I'd add one more thought. I think Jesus is best understood as a guide, a light, a 'role model' - what our present day parents are told to be, and should be too. "What I can do, you can do too, and more.' he said. The fellow that pointed at the divinity, was made into a divinty himself, by the people around him, after he died.
'The words of a dead man are modified in the guts of the living.' WH Auden In one sense you're right, Bob, Jesus is our guide, our example, of course, but his whole point is precisely that we are incapable of following him without confessing our sinfulness, accepting his salvation and the indwelling of the Holy Spirit -- after which, he said, "you shall do greater works than these."

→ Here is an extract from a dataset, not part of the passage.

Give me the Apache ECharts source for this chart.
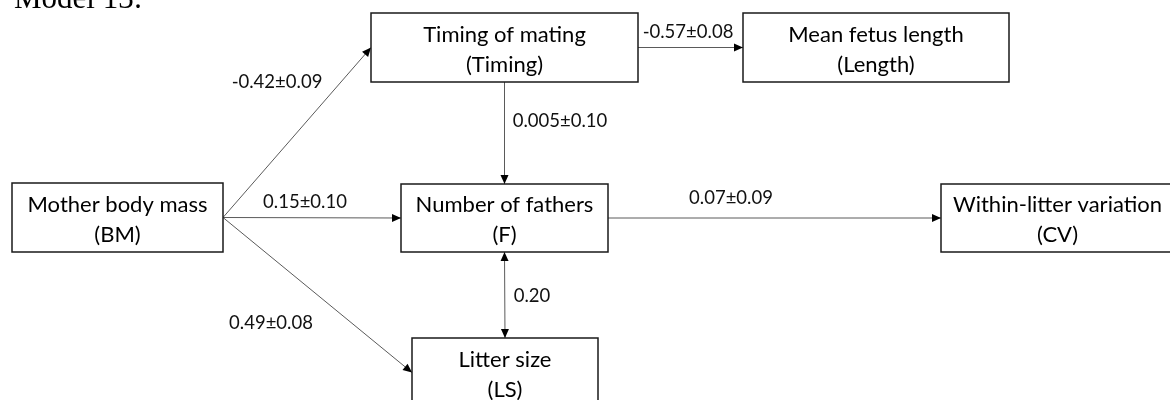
<!DOCTYPE html>
<html>
<head>
<meta charset="utf-8">
<script src="https://cdn.jsdelivr.net/npm/echarts@6/dist/echarts.min.js"></script>
<style>
  html, body { margin: 0; padding: 0; background: #fff; }
  #main { width: 1170px; height: 400px; }
</style>
</head>
<body>
<div id="main"></div>
<script>
// path model: variables and standardized coefficients
const nodeIds = ["BM", "Timing", "Length", "F", "CV", "LS"];
const nodeLabels = [
  "Mother body mass\n(BM)",
  "Timing of mating\n(Timing)",
  "Mean fetus length\n(Length)",
  "Number of fathers\n(F)",
  "Within-litter variation\n(CV)",
  "Litter size\n(LS)"
];
const edgeFrom = ["BM", "BM", "BM", "Timing", "Timing", "F", "F"];
const edgeTo = ["Timing", "F", "LS", "Length", "F", "CV", "LS"];
const edgeLabels = ["-0.42±0.09", "0.15±0.10", "0.49±0.08", "-0.57±0.08", "0.005±0.10", "0.07±0.09", "0.20"];

// layout of the diagram (page units, y down)
const nodeBox = {
  BM: [12, 183, 223, 252],
  Timing: [371, 13, 638, 82],
  Length: [743, 13, 1009, 82],
  F: [401, 184, 608, 252],
  CV: [941, 184, 1174, 252],
  LS: [412, 338, 598, 407]
};
const edgeSides = [["r", "l"], ["r", "l"], ["r", "l"], ["r", "l"], ["b", "t"], ["r", "l"], ["b", "t"]];
const edgeBoth = [false, false, false, false, false, false, true];
const labelPos = [[277, 82], [305, 202], [271, 323], [688, 32], [560, 121], [731, 198], [532, 296]];

function anchor(id, side) {
  const b = nodeBox[id];
  const cx = (b[0] + b[2]) / 2, cy = (b[1] + b[3]) / 2;
  if (side === "r") return [b[2], cy];
  if (side === "l") return [b[0], cy];
  if (side === "t") return [cx, b[1]];
  return [cx, b[3]];
}

const edgeData = edgeFrom.map((f, i) => {
  const p = anchor(f, edgeSides[i][0]);
  const q = anchor(edgeTo[i], edgeSides[i][1]);
  return [p[0], p[1], q[0], q[1], i];
});
const nodeData = nodeIds.map((id, i) => nodeBox[id].concat([i]));

function arrowHead(tip, from, len, half) {
  const dx = tip[0] - from[0], dy = tip[1] - from[1];
  const d = Math.sqrt(dx * dx + dy * dy);
  const ux = dx / d, uy = dy / d;
  const bx = tip[0] - ux * len, by = tip[1] - uy * len;
  return {
    type: "polygon",
    shape: { points: [tip, [bx - uy * half, by + ux * half], [bx + uy * half, by - ux * half]] },
    style: { fill: "#000" }
  };
}

const chart = echarts.init(document.getElementById("main"));
chart.setOption({
  animation: false,
  title: {
    text: "Model 13:",
    left: 9,
    top: -21,
    textStyle: { fontFamily: "Liberation Serif", fontSize: 31, fontWeight: "normal", color: "#000" }
  },
  grid: { left: 0, right: 0, top: 0, bottom: 0 },
  xAxis: { type: "value", min: 0, max: 1170, show: false },
  yAxis: { type: "value", min: 0, max: 400, inverse: true, show: false },
  series: [
    {
      type: "custom",
      data: edgeData,
      clip: false,
      renderItem: function (params, api) {
        const i = api.value(4);
        const p = api.coord([api.value(0), api.value(1)]);
        const q = api.coord([api.value(2), api.value(3)]);
        const kids = [
          {
            type: "line",
            shape: { x1: p[0], y1: p[1], x2: q[0], y2: q[1] },
            style: { stroke: "#5a5a5a", lineWidth: 1 }
          },
          arrowHead(q, p, 9, 4)
        ];
        if (edgeBoth[i]) kids.push(arrowHead(p, q, 9, 4));
        const lp = api.coord(labelPos[i]);
        kids.push({
          type: "text",
          x: lp[0],
          y: lp[1],
          style: {
            text: edgeLabels[i],
            align: "center",
            verticalAlign: "middle",
            fontFamily: "Lato",
            fontSize: 18.5,
            fill: "#111"
          }
        });
        return { type: "group", children: kids };
      }
    },
    {
      type: "custom",
      data: nodeData,
      clip: false,
      renderItem: function (params, api) {
        const i = api.value(4);
        const a = api.coord([api.value(0), api.value(1)]);
        const b = api.coord([api.value(2), api.value(3)]);
        return {
          type: "group",
          children: [
            {
              type: "rect",
              shape: { x: a[0], y: a[1], width: b[0] - a[0], height: b[1] - a[1] },
              style: { fill: "#fff", stroke: "#1a1a1a", lineWidth: 1.5 }
            },
            {
              type: "text",
              x: (a[0] + b[0]) / 2,
              y: (a[1] + b[1]) / 2 + 2,
              style: {
                text: nodeLabels[i],
                align: "center",
                verticalAlign: "middle",
                fontFamily: "Lato",
                fontSize: 22,
                lineHeight: 30,
                fill: "#000"
              }
            }
          ]
        };
      }
    }
  ]
});
</script>
</body>
</html>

And he was right -- on Pentecost Sunday when Peter preached to the crowd thousands came to faith. In all his preaching Jesus never had thousands come to faith at once like that. Paul spread the gospel to the Roman empire, Jesus never did that. Greater works, indeed. You have to take Jesus at his own word. Jesus himself said everything I myself do is by the Father's power, he never once said we should use our own power to try to emulate him, he knew it was impossible. His entire ministry was to tell people about the Kingdom of God and provide the only way possible for us to enter that Kingdom -- viz, faith in the forgiveness of sins available through his death and resurrection. St. Paul had it correct -- if Jesus did not die for our sins and wasn't resurrected, then Christians are the most pitiable creatures on earth, stumbling along with a role model none of us have a prayer of living up to. I love how C.S. Lewis put it: Jesus was either one of the greatest liars the world has ever known, one of the most notorious madmen, or the very Son of God Himself. He can either be completely dismissed or completely worshipped, he left no coherent third way to view him. What I personally discovered about thirty five to forty years ago, is Iwould much rather 'hang out' with good Christian folk, the reason being that they were so much more optimistic and fun to be around than the others. I know these theological discussions have been around forever, and while I have my views, I don't insist I'm right, and wouldd much rather put up with a little disagreement, in exchange for the companionship of good hearted human beings. That is my (currently :) settled opinion:)
Amen. I find it much more interesting to hang out with smart people who don't believe the same things I do.
Check out Drudge. Kucinich says he saw a UFO. I got to get some sleep. NIght.